I see the picture. I see it plainly. Oh, kind Devil, deliver me from it!

Surely there must be in a world of manifold beautiful things something among them for me.

And always while I am still young, there is that dim light, the Future. But it is indeed a dim, dim light, and ofttimes there’s a treachery in it.

January 15

So then yes. I find myself at this stage of womankind and nineteen years, a genius, a thief, a liar - a general moral vagabond, a fool more or less, and a philosopher of the peripatetic school. Also I find that even this combination can not make one happy.

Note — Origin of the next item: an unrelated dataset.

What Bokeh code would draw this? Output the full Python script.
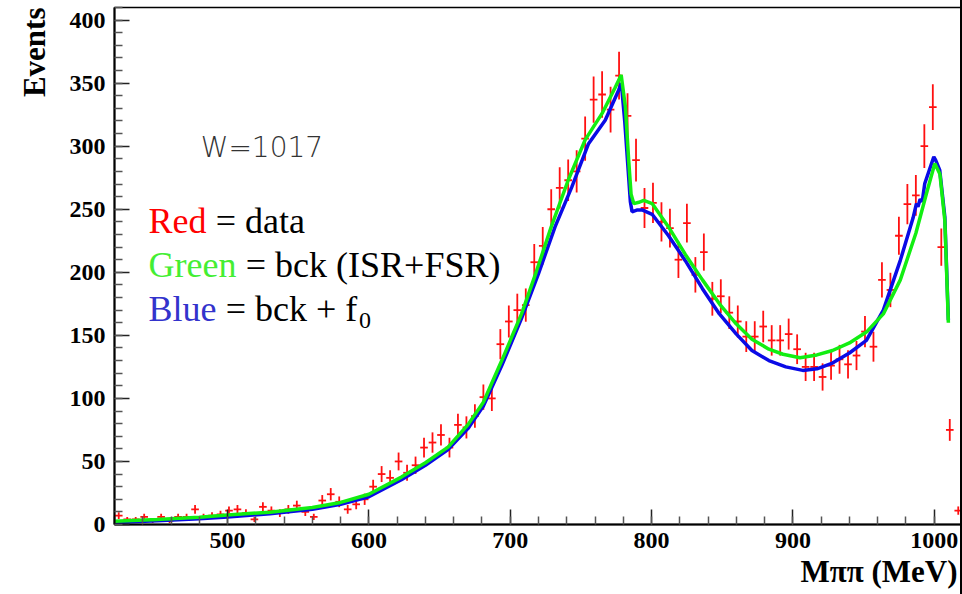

It serves, however, to occupy my versatile mind, to keep me wondering what it is a kind Devil has in store for me.

A philosopher of my own peripatetic school - hour after hour I walk over the desolate sand and dreariness among tiny hills and gulches on the outskirts of this mining town; in the morning, in the long afternoon, in the cool of the night. And hour after hour, as I walk, through my brain some long, long pageants march: the pageant of my fancies, the pageant of my unparalleled egotism, the pageant of my unhappiness, the pageant of my minute analyzing, the pageant of my peculiar philosophy, the pageant of my dull, dull life, - and the pageant of the Possibilities.

We three go out on the sand and barrenness: my wooden heart, my good young woman’s-body, my soul. We go there and contemplate the long sandy wastes, the red, red line on the sky at the setting of the sun, the cold gloomy mountains under it, the ground without a weed, without a grass-blade even in their season - for they have years ago been killed off by the sulphur smoke from the smelters.